Which brings us to value judgements. Do I judge those who continue to use alcohol? You betcha. Why?


Jealousy. I have touched normalcy and felt its warm glow. They have it and I do not. I can’t have it without addictive and destructive drugs, and they can tolerate those drugs and reap the rewards. So I’m jealous.


A superiority complex. The fact that I turned my back on alcohol without needing a life-altering crisis or overdose is quite appealing to me. I also feel that being an outcast – lacking the normalcy that I actually quite long for – makes me better. I assume its common to get an ego high from avoidance, otherwise so many social groups wouldn’t encourage one form of it or another. I don’t deny this, but it also doesn’t diminish the fact that such an ego high does exist, rising subtly over the discomfort and embarrassment when I refuse that fancy wine pairing, and blaring over the mountains as I watch my parents get drunk and obnoxious every time I see them. It’s something that reinforces my oddity as I refuse the invitation to go out and meet the new friend in favor of sitting at home at the computer and thinking to myself, “at least I’m not at the bar like those losers”. You know I'm better than you.

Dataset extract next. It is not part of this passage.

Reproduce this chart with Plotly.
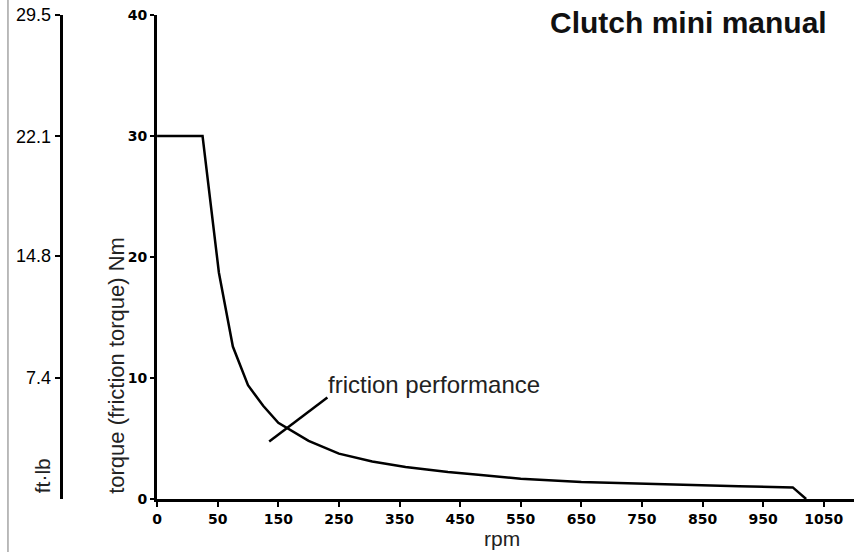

Safety. I wish I had never used alcohol. I wish I could find other people who had never used alcohol, but for the reason that, they never wanted to be normal. Never wanted to be a part of this great social lubricator. Someone recently recommended that I should go to an AA meeting when I’m at my low points in this continuing avoidance. But I don’t really want to share experiences of normalcy – I want real fellow outcasts, not recovered normals. I want to find people out there who never saw bars and clubs (or churches or ‘meetings’, for that matter) as methods of socialization, but who recognize them as methods of addiction (or codependence).


Thus safety is my dogma. Alcohol is not safe. It’s no different than acid or crack or heroin or Ritalin. Its purpose is to change you. I want to be a freak – and alcohol makes me normal. I want to be me.


Is my motivation in life to be an outcast? To fail at socialization, to not belong, to be friendless and bitter? Maybe. Maybe the fact that I only felt normal with an alcohol-based life, and the fact that I don’t want an alcohol-based life means that I do not want to feel normal. I’m comfortable with that.